Principal Stanley Teitel announced that he will extend the Writing Across the Curriculum policy to lunch courses on Tuesday, March 14. Writing Across the Curriculum is a school-wide program implemented in 2010, which requires teachers in all subjects to assign writing assignments to their students. The initiative to bring this policy to the lunch department was headed by lunch (ZLN5) teacher Paul Lenta and Assistant Principal Mid- Day Culinary Arts Pete Zah.
Zah and Lenta expressed a sentiment that the administration had “marginalized Stuyvesant’s prestigious lunch department when they made Writing Across the Curriculum a few years back,” Zah said. “The department is much more important than many others, like the Free Period, Breakfast or Mathematics departments.” Stuyvesant had originally exempted the lunch department from the policy because students “already get enough stress through their lunch class,” Teitel said.
There is truth to this claim. Students can often be heard yelling at each other in the cafeteria as a result of the extreme pressure of lunch class. Many students forgo this class altogether, spending their lunch period in the hallways or even outside of the school. This cutting can lead to lack of focus and poor performance in other classes. “Lunch is supposed to help kids stay focused and attentive, but students coming from lunch seem bleary- eyed and unfocused,” math teacher Patrick Kavanagh said. “This is a serious problem, and I can’t run a functioning class with students in this state. Clearly the lunch department needs do something about reducing stress, because I believe that is the root of this incredibly problematic and unfortunate phenomenon.”
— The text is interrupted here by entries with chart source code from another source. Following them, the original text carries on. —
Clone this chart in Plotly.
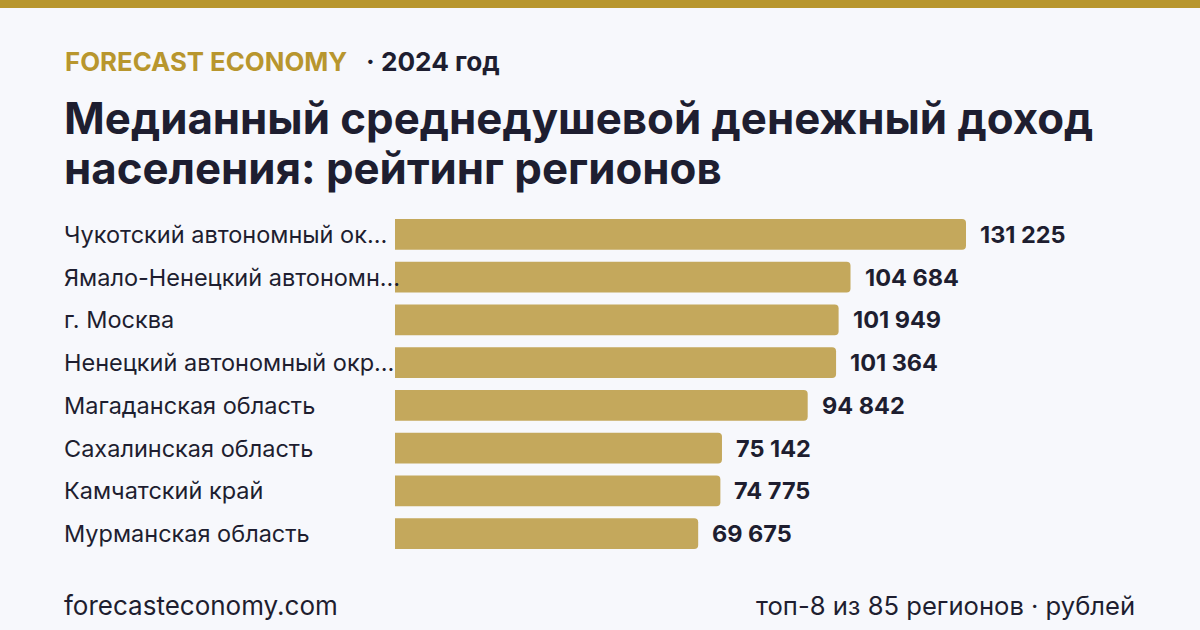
import plotly.graph_objects as go

categories = [
    "Чукотский автономный ок…",
    "Ямало-Ненецкий автономн…",
    "г. Москва",
    "Ненецкий автономный окр…",
    "Магаданская область",
    "Сахалинская область",
    "Камчатский край",
    "Мурманская область",
]
values = [131225, 104684, 101949, 101364, 94842, 75142, 74775, 69675]

W, H = 1200, 630
L, R, T, B = 395, 60, 213, 75
PW, PH = W - L - R, H - T - B

def px_x(px):
    return (px - L) / PW

def px_y(py):
    return (H - B - py) / PH

BG = "#f7f8fc"
GOLD = "#b8962e"
BAR = "#c4a85c"
DARK = "#1e1e30"
FONT = "Inter"

fig = go.Figure()
fig.add_trace(go.Bar(
    x=values, y=categories, orientation="h",
    marker=dict(color=BAR, cornerradius=4, line=dict(width=0)),
    hoverinfo="skip",
))

def fmt(v):
    return f"{v:,}".replace(",", " ")

annotations = []
for c, v in zip(categories, values):
    annotations.append(dict(
        x=v, y=c, xref="x", yref="y", text=f"<b>{fmt(v)}</b>",
        showarrow=False, xanchor="left", xshift=12,
        font=dict(family=FONT, size=23.5, color=DARK),
    ))
    annotations.append(dict(
        x=px_x(62), y=c, xref="paper", yref="y", text=c,
        showarrow=False, xanchor="left",
        font=dict(family=FONT, size=23.5, color=DARK),
    ))

annotations += [
    dict(x=px_x(63), y=px_y(61), xref="paper", yref="paper",
         text="<b>FORECAST ECONOMY</b>", showarrow=False, xanchor="left", yanchor="middle",
         font=dict(family=FONT, size=25.8, color=GOLD)),
    dict(x=px_x(364), y=px_y(61), xref="paper", yref="paper",
         text="<b>· 2024 год</b>", showarrow=False, xanchor="left", yanchor="middle",
         font=dict(family=FONT, size=26.2, color=DARK)),
    dict(x=px_x(62), y=px_y(118), xref="paper", yref="paper",
         text="<b>Медианный среднедушевой денежный доход</b>", showarrow=False,
         xanchor="left", yanchor="middle",
         font=dict(family=FONT, size=43.8, color=DARK)),
    dict(x=px_x(62), y=px_y(168), xref="paper", yref="paper",
         text="<b>населения: рейтинг регионов</b>", showarrow=False,
         xanchor="left", yanchor="middle",
         font=dict(family=FONT, size=43.8, color=DARK)),
    dict(x=px_x(62), y=px_y(605), xref="paper", yref="paper",
         text="forecasteconomy.com", showarrow=False, xanchor="left", yanchor="middle",
         font=dict(family=FONT, size=26, color=DARK)),
    dict(x=px_x(1137), y=px_y(605), xref="paper", yref="paper",
         text="топ-8 из 85 регионов · рублей", showarrow=False, xanchor="right", yanchor="middle",
         font=dict(family=FONT, size=25.6, color=DARK)),
]

shapes = [dict(type="rect", xref="paper", yref="paper",
               x0=px_x(0), x1=px_x(W), y0=px_y(8), y1=px_y(-2),
               fillcolor=GOLD, line=dict(width=0), layer="above")]

xmax = 131225 * PW / (966 - L)

fig.update_layout(
    width=W, height=H,
    margin=dict(l=L, r=R, t=T, b=B, autoexpand=False),
    paper_bgcolor=BG, plot_bgcolor=BG,
    showlegend=False,
    bargap=0.28,
    xaxis=dict(range=[0, xmax], visible=False, fixedrange=True),
    yaxis=dict(autorange="reversed", visible=False, fixedrange=True),
    annotations=annotations,
    shapes=shapes,
)

fig.write_html("out.html", config={"displayModeBar": False})
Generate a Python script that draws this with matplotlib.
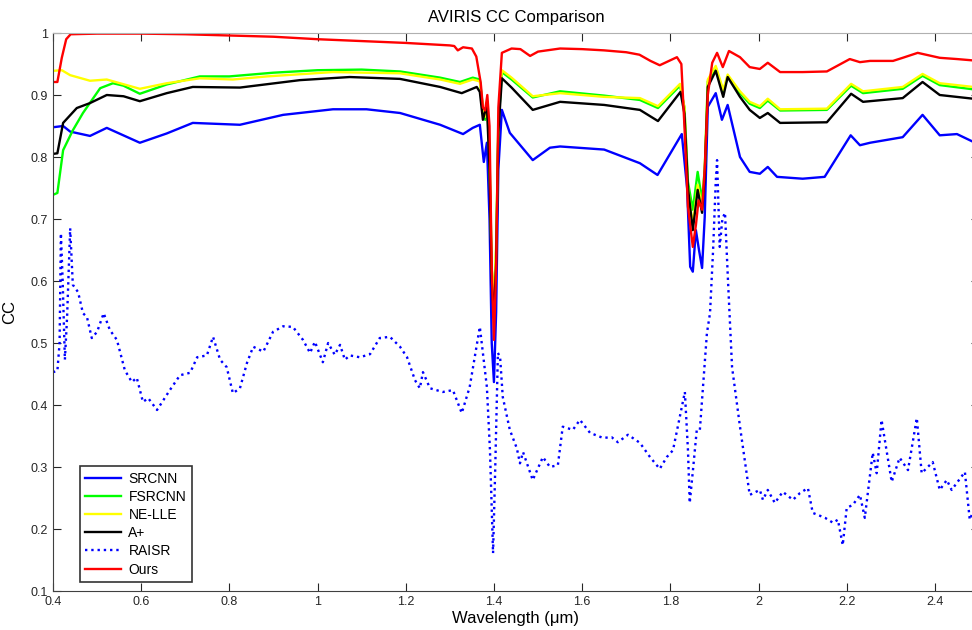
import numpy as np
import matplotlib
matplotlib.use('Agg')
import matplotlib.pyplot as plt
from matplotlib.ticker import FormatStrFormatter, MultipleLocator

plt.rcParams['font.family'] = ['Liberation Sans', 'DejaVu Sans']

# (wavelength um, CC)
srcnn = np.array([
    (0.400, 0.848), (0.423, 0.850), (0.439, 0.841), (0.484, 0.834), (0.522, 0.847),
    (0.597, 0.823), (0.658, 0.838), (0.717, 0.855), (0.824, 0.852), (0.922, 0.868),
    (1.035, 0.877), (1.111, 0.877), (1.187, 0.871), (1.278, 0.852), (1.330, 0.837),
    (1.352, 0.847), (1.368, 0.852), (1.377, 0.792), (1.384, 0.823), (1.390, 0.700),
    (1.395, 0.500), (1.400, 0.437), (1.405, 0.550), (1.410, 0.780), (1.418, 0.876),
    (1.436, 0.839), (1.488, 0.795), (1.527, 0.815), (1.550, 0.817), (1.650, 0.812),
    (1.731, 0.790), (1.771, 0.771), (1.826, 0.837), (1.838, 0.750), (1.845, 0.623),
    (1.851, 0.615), (1.858, 0.682), (1.865, 0.650), (1.872, 0.621), (1.878, 0.703),
    (1.885, 0.881), (1.903, 0.903), (1.917, 0.860), (1.930, 0.884), (1.958, 0.800),
    (1.980, 0.776), (2.003, 0.773), (2.021, 0.784), (2.042, 0.768), (2.100, 0.765),
    (2.150, 0.768), (2.209, 0.835), (2.230, 0.819), (2.253, 0.823), (2.327, 0.832),
    (2.372, 0.868), (2.411, 0.835), (2.450, 0.837), (2.500, 0.820),
])

fsrcnn = np.array([
    (0.400, 0.739), (0.410, 0.742), (0.423, 0.811), (0.445, 0.843), (0.468, 0.871),
    (0.507, 0.911), (0.536, 0.919), (0.560, 0.915), (0.597, 0.902), (0.658, 0.917),
    (0.733, 0.930), (0.800, 0.930), (0.900, 0.936), (1.000, 0.940), (1.100, 0.941),
    (1.187, 0.938), (1.278, 0.928), (1.323, 0.921), (1.352, 0.928), (1.368, 0.925),
    (1.375, 0.880), (1.380, 0.860), (1.385, 0.890), (1.390, 0.800), (1.395, 0.620),
    (1.400, 0.560), (1.405, 0.650), (1.410, 0.850), (1.418, 0.937), (1.440, 0.925),
    (1.488, 0.896), (1.550, 0.906), (1.650, 0.899), (1.731, 0.892), (1.772, 0.879),
    (1.822, 0.915), (1.832, 0.880), (1.840, 0.760), (1.851, 0.715), (1.862, 0.776),
    (1.872, 0.730), (1.878, 0.780), (1.885, 0.922), (1.903, 0.944), (1.920, 0.905),
    (1.930, 0.930), (1.958, 0.903), (1.980, 0.886), (2.003, 0.879), (2.021, 0.891),
    (2.049, 0.875), (2.155, 0.876), (2.210, 0.915), (2.237, 0.903), (2.327, 0.910),
    (2.372, 0.931), (2.411, 0.916), (2.500, 0.908),
])

nelle = np.array([
    (0.400, 0.939), (0.420, 0.940), (0.439, 0.932), (0.484, 0.923), (0.522, 0.925),
    (0.597, 0.910), (0.658, 0.919), (0.733, 0.927), (0.808, 0.925), (0.885, 0.930),
    (1.035, 0.937), (1.187, 0.935), (1.278, 0.925), (1.323, 0.918), (1.352, 0.925),
    (1.368, 0.922), (1.375, 0.880), (1.380, 0.865), (1.385, 0.885), (1.390, 0.790),
    (1.395, 0.620), (1.400, 0.570), (1.405, 0.660), (1.410, 0.860), (1.418, 0.940),
    (1.440, 0.928), (1.488, 0.898), (1.550, 0.903), (1.650, 0.897), (1.731, 0.895),
    (1.772, 0.882), (1.822, 0.918), (1.832, 0.880), (1.840, 0.750), (1.851, 0.690),
    (1.862, 0.755), (1.872, 0.720), (1.878, 0.780), (1.885, 0.925), (1.903, 0.947),
    (1.920, 0.908), (1.930, 0.933), (1.958, 0.906), (1.980, 0.889), (2.003, 0.882),
    (2.021, 0.894), (2.049, 0.877), (2.155, 0.878), (2.210, 0.918), (2.237, 0.906),
    (2.327, 0.913), (2.372, 0.934), (2.411, 0.919), (2.500, 0.912),
])

aplus = np.array([
    (0.400, 0.805), (0.410, 0.806), (0.423, 0.855), (0.454, 0.879), (0.484, 0.887),
    (0.522, 0.900), (0.560, 0.898), (0.597, 0.890), (0.658, 0.903), (0.717, 0.913),
    (0.824, 0.912), (0.960, 0.924), (1.073, 0.929), (1.187, 0.926), (1.278, 0.913),
    (1.327, 0.903), (1.361, 0.913), (1.368, 0.905), (1.375, 0.860), (1.384, 0.884),
    (1.390, 0.780), (1.395, 0.600), (1.400, 0.540), (1.405, 0.630), (1.410, 0.840),
    (1.418, 0.927), (1.440, 0.912), (1.488, 0.876), (1.550, 0.889), (1.650, 0.884),
    (1.731, 0.876), (1.772, 0.858), (1.823, 0.905), (1.832, 0.870), (1.840, 0.750),
    (1.851, 0.682), (1.862, 0.747), (1.872, 0.710), (1.878, 0.770), (1.885, 0.913),
    (1.903, 0.939), (1.920, 0.897), (1.930, 0.929), (1.958, 0.897), (1.980, 0.876),
    (2.003, 0.863), (2.021, 0.871), (2.049, 0.855), (2.155, 0.856), (2.210, 0.902),
    (2.237, 0.889), (2.327, 0.895), (2.372, 0.921), (2.411, 0.900), (2.500, 0.893),
])

raisr = np.array([
    (0.400, 0.453), (0.410, 0.455), (0.415, 0.500), (0.418, 0.677), (0.422, 0.600),
    (0.427, 0.473), (0.432, 0.542), (0.439, 0.685), (0.445, 0.594), (0.457, 0.582),
    (0.468, 0.548), (0.477, 0.542), (0.488, 0.508), (0.500, 0.518), (0.515, 0.548),
    (0.529, 0.521), (0.545, 0.505), (0.563, 0.456), (0.579, 0.437), (0.590, 0.444),
    (0.604, 0.405), (0.616, 0.411), (0.636, 0.392), (0.665, 0.424), (0.688, 0.448),
    (0.711, 0.452), (0.727, 0.477), (0.749, 0.480), (0.763, 0.510), (0.779, 0.473),
    (0.794, 0.461), (0.808, 0.419), (0.824, 0.427), (0.840, 0.468), (0.854, 0.494),
    (0.877, 0.486), (0.899, 0.518), (0.922, 0.527), (0.944, 0.526), (0.967, 0.505),
    (0.983, 0.484), (0.994, 0.502), (1.012, 0.469), (1.024, 0.500), (1.039, 0.481),
    (1.051, 0.497), (1.062, 0.473), (1.073, 0.480), (1.096, 0.477), (1.119, 0.482),
    (1.141, 0.508), (1.164, 0.510), (1.187, 0.494), (1.203, 0.477), (1.221, 0.440),
    (1.232, 0.427), (1.239, 0.453), (1.255, 0.427), (1.284, 0.421), (1.307, 0.424),
    (1.327, 0.387), (1.345, 0.429), (1.368, 0.526), (1.384, 0.429), (1.391, 0.327),
    (1.398, 0.161), (1.403, 0.300), (1.409, 0.484), (1.414, 0.477), (1.420, 0.413),
    (1.436, 0.360), (1.452, 0.330), (1.459, 0.306), (1.466, 0.324), (1.488, 0.279),
    (1.511, 0.316), (1.527, 0.300), (1.545, 0.303), (1.556, 0.365), (1.579, 0.360),
    (1.595, 0.376), (1.618, 0.355), (1.647, 0.347), (1.667, 0.348), (1.681, 0.340),
    (1.704, 0.352), (1.731, 0.339), (1.754, 0.316), (1.776, 0.297), (1.792, 0.316),
    (1.806, 0.327), (1.833, 0.421), (1.840, 0.327), (1.844, 0.242), (1.852, 0.300),
    (1.860, 0.360), (1.867, 0.360), (1.883, 0.516), (1.890, 0.548), (1.897, 0.650),
    (1.903, 0.760), (1.906, 0.795), (1.912, 0.655), (1.918, 0.700), (1.924, 0.710),
    (1.931, 0.597), (1.940, 0.461), (1.958, 0.365), (1.980, 0.255), (2.003, 0.263),
    (2.010, 0.247), (2.021, 0.263), (2.037, 0.242), (2.055, 0.260), (2.078, 0.247),
    (2.094, 0.258), (2.112, 0.266), (2.123, 0.226), (2.151, 0.218), (2.169, 0.210),
    (2.180, 0.215), (2.191, 0.174), (2.200, 0.234), (2.214, 0.239), (2.230, 0.255),
    (2.241, 0.218), (2.259, 0.323), (2.268, 0.290), (2.279, 0.376), (2.302, 0.276),
    (2.320, 0.315), (2.339, 0.295), (2.359, 0.379), (2.370, 0.290), (2.395, 0.308),
    (2.411, 0.263), (2.427, 0.279), (2.438, 0.263), (2.468, 0.292), (2.479, 0.215),
    (2.500, 0.250),
])

ours = np.array([
    (0.400, 0.921), (0.410, 0.921), (0.420, 0.960), (0.430, 0.990), (0.440, 0.998),
    (0.500, 0.999), (0.600, 0.999), (0.700, 0.998), (0.800, 0.996), (0.900, 0.994),
    (1.000, 0.990), (1.100, 0.987), (1.200, 0.984), (1.300, 0.980), (1.310, 0.979),
    (1.318, 0.972), (1.330, 0.977), (1.350, 0.975), (1.360, 0.962), (1.370, 0.920),
    (1.375, 0.880), (1.380, 0.875), (1.385, 0.900), (1.390, 0.850), (1.395, 0.620),
    (1.400, 0.505), (1.405, 0.620), (1.410, 0.880), (1.418, 0.968), (1.440, 0.975),
    (1.460, 0.974), (1.482, 0.963), (1.500, 0.970), (1.550, 0.975), (1.600, 0.974),
    (1.650, 0.972), (1.700, 0.969), (1.730, 0.965), (1.755, 0.955), (1.776, 0.948),
    (1.800, 0.956), (1.815, 0.961), (1.825, 0.950), (1.832, 0.850), (1.840, 0.720),
    (1.851, 0.655), (1.858, 0.690), (1.864, 0.730), (1.872, 0.715), (1.878, 0.780),
    (1.885, 0.900), (1.895, 0.952), (1.906, 0.968), (1.919, 0.945), (1.933, 0.971),
    (1.958, 0.961), (1.980, 0.945), (2.003, 0.942), (2.021, 0.952), (2.049, 0.937),
    (2.100, 0.937), (2.155, 0.938), (2.207, 0.958), (2.230, 0.953), (2.253, 0.955),
    (2.305, 0.955), (2.327, 0.960), (2.361, 0.968), (2.411, 0.960), (2.450, 0.958),
    (2.500, 0.955),
])

series = [
    ('SRCNN', srcnn, '#0000ff', '-'),
    ('FSRCNN', fsrcnn, '#00ff00', '-'),
    ('NE-LLE', nelle, '#ffff00', '-'),
    ('A+', aplus, 'k', '-'),
    ('RAISR', raisr, '#0000ff', ':'),
    ('Ours', ours, '#ff0000', '-'),
]

fig = plt.figure(figsize=(9.72, 6.3), dpi=100)
ax = fig.add_axes([0.0545, 0.0619, 0.9527, 0.8857])

for name, d, c, ls in series:
    ax.plot(d[:, 0], d[:, 1], color=c, linestyle=ls, linewidth=1.7, label=name)

ax.set_xlim(0.4, 2.5)
ax.set_ylim(0.1, 1.0)
ax.xaxis.set_major_locator(MultipleLocator(0.2))
ax.yaxis.set_major_locator(MultipleLocator(0.1))
ax.xaxis.set_major_formatter(FormatStrFormatter('%g'))
ax.yaxis.set_major_formatter(FormatStrFormatter('%g'))
ax.tick_params(direction='in', top=True, right=True, length=6, labelsize=9,
               colors='#262626')
for s in ax.spines.values():
    s.set_color('#404040')
ax.spines['top'].set_color('#b0b0b0')

ax.set_title('AVIRIS CC Comparison', fontsize=12, pad=8)
ax.set_xlabel('Wavelength (μm)', fontsize=12, labelpad=2)
ax.set_ylabel('CC', fontsize=12, labelpad=10)

leg = ax.legend(loc='lower left', bbox_to_anchor=(0.029, 0.016), borderaxespad=0,
                fancybox=False, edgecolor='#333333', framealpha=1, fontsize=10,
                handlelength=2.6, handletextpad=0.5, labelspacing=0.3, borderpad=0.4)
leg.get_frame().set_linewidth(1.2)

fig.savefig('out.png', dpi=100)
Staff members have even stopped trying to persuade students to no longer exit the cafeteria or the school. “I gave up hope of trying to get kids to stop cutting lunch awhile ago—there’s just too many off them,” a security guard, who asked to remain anonymous, said. “Now, all I do is say ‘one, two or five’ to remind students that they can either get a one or two percent as their grade in the class, or go to floor five, which is the cafeteria.”
Teitel made his decision after Lenta pointed out major flaws in Writing Across the Curriculum. “You can’t have a school-wide policy if it’s not school-wide,” Lenta said. “Lunch is a class, too, and we’re sick and tired of being looked down upon by the other departments. If you can have this policy in classes like Physical Education or English, where writing is even more tangential to the curriculum, why can’t we lunch teachers have it too?” Teitel’s decision is a significant endorsement of the lunch department’s ongoing efforts to be recognized as a more legitimate class.
The new policy has gathered criticism from students and teachers alike. “I have never seen students as loud and angry in an AP Physics or Multivariate Calculus class, as I have in the cafeteria. The number of students cutting lunch is higher than in all other classes combined. Lunch is clearly the single most nerve-racking course offered at Stuyvesant. To require essays for the class would only increase stress even more,” Parent Coordinator Harvey Blumm said.
As part of the extension of the policy, which will be implemented this semester, the lunch department will require all students to write a 12 page research paper on the life of vice president Joseph Biden, who is believed to have eaten lunch almost every day of his life. “I think this might give students a new perspective on famous figures in the history of lunch, whom they might never have known about otherwise,” Zah said.